◆ WRITTEN TASK ◆
Reproduce the data exactly and drop any pictures it holds.

◆ INFORMATION SUPPLIED ◆
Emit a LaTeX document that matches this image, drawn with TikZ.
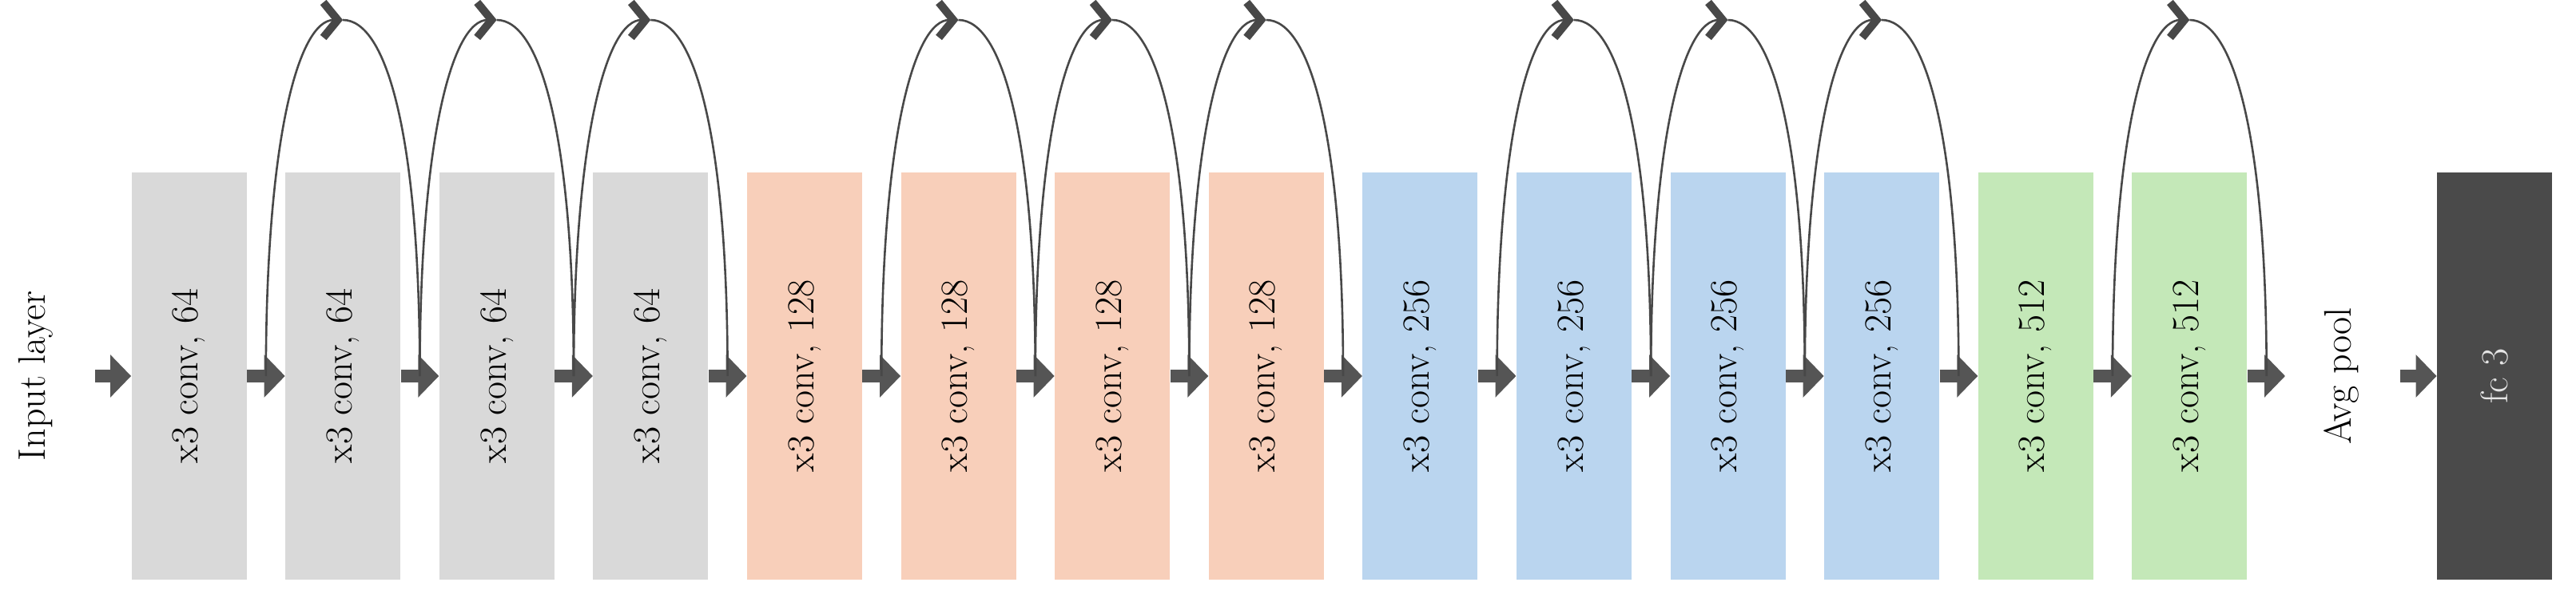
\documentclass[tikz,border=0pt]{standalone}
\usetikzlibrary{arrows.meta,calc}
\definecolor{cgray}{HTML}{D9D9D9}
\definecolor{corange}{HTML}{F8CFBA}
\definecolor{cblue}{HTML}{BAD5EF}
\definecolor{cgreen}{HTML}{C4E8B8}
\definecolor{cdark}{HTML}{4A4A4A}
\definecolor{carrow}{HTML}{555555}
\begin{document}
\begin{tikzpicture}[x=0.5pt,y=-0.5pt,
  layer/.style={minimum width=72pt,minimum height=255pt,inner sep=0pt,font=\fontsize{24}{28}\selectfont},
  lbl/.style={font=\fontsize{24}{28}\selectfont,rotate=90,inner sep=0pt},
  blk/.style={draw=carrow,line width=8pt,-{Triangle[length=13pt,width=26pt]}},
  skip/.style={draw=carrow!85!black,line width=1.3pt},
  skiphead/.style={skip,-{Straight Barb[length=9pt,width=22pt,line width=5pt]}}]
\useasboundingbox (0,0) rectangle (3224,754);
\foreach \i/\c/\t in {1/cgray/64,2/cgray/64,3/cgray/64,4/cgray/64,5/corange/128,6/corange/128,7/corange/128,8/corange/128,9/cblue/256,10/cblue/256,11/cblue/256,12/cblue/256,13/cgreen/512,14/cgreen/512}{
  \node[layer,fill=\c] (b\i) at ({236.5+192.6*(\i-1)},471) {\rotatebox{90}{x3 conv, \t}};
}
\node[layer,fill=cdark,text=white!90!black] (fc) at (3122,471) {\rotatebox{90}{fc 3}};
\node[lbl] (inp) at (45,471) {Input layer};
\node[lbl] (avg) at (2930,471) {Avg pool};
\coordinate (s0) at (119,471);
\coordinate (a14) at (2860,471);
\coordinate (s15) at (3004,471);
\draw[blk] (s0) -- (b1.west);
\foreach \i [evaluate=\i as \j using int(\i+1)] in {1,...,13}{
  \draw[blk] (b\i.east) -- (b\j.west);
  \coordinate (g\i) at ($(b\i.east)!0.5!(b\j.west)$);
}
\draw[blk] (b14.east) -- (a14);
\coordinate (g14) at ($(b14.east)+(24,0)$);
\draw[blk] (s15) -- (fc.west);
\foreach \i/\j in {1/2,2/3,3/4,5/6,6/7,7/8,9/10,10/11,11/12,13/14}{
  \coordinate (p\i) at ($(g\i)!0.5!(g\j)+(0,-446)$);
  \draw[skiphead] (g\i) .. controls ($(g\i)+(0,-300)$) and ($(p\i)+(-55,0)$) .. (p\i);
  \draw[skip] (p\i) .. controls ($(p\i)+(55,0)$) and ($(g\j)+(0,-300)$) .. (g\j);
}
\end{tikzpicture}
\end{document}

◆ RESPONSE FOR THIS EXERCISE ◆
Emit a LaTeX document that matches this image, drawn with TikZ.
\documentclass[tikz,border=0pt]{standalone}
\usetikzlibrary{arrows.meta,calc}
\definecolor{cgray}{HTML}{D9D9D9}
\definecolor{corange}{HTML}{F8CFBA}
\definecolor{cblue}{HTML}{BAD5EF}
\definecolor{cgreen}{HTML}{C4E8B8}
\definecolor{cdark}{HTML}{4A4A4A}
\definecolor{carrow}{HTML}{555555}
\begin{document}
\begin{tikzpicture}[x=0.5pt,y=-0.5pt,
  layer/.style={minimum width=72pt,minimum height=255pt,inner sep=0pt,font=\fontsize{24}{28}\selectfont},
  lbl/.style={font=\fontsize{24}{28}\selectfont,rotate=90,inner sep=0pt},
  blk/.style={draw=carrow,line width=8pt,-{Triangle[length=13pt,width=26pt]}},
  skip/.style={draw=carrow!85!black,line width=1.3pt},
  skiphead/.style={skip,-{Straight Barb[length=9pt,width=22pt,line width=5pt]}}]
\useasboundingbox (0,0) rectangle (3224,754);
\foreach \i/\c/\t in {1/cgray/64,2/cgray/64,3/cgray/64,4/cgray/64,5/corange/128,6/corange/128,7/corange/128,8/corange/128,9/cblue/256,10/cblue/256,11/cblue/256,12/cblue/256,13/cgreen/512,14/cgreen/512}{
  \node[layer,fill=\c] (b\i) at ({236.5+192.6*(\i-1)},471) {\rotatebox{90}{x3 conv, \t}};
}
\node[layer,fill=cdark,text=white!90!black] (fc) at (3122,471) {\rotatebox{90}{fc 3}};
\node[lbl] (inp) at (45,471) {Input layer};
\node[lbl] (avg) at (2930,471) {Avg pool};
\coordinate (s0) at (119,471);
\coordinate (a14) at (2860,471);
\coordinate (s15) at (3004,471);
\draw[blk] (s0) -- (b1.west);
\foreach \i [evaluate=\i as \j using int(\i+1)] in {1,...,13}{
  \draw[blk] (b\i.east) -- (b\j.west);
  \coordinate (g\i) at ($(b\i.east)!0.5!(b\j.west)$);
}
\draw[blk] (b14.east) -- (a14);
\coordinate (g14) at ($(b14.east)+(24,0)$);
\draw[blk] (s15) -- (fc.west);
\foreach \i/\j in {1/2,2/3,3/4,5/6,6/7,7/8,9/10,10/11,11/12,13/14}{
  \coordinate (p\i) at ($(g\i)!0.5!(g\j)+(0,-446)$);
  \draw[skiphead] (g\i) .. controls ($(g\i)+(0,-300)$) and ($(p\i)+(-55,0)$) .. (p\i);
  \draw[skip] (p\i) .. controls ($(p\i)+(55,0)$) and ($(g\j)+(0,-300)$) .. (g\j);
}
\end{tikzpicture}
\end{document}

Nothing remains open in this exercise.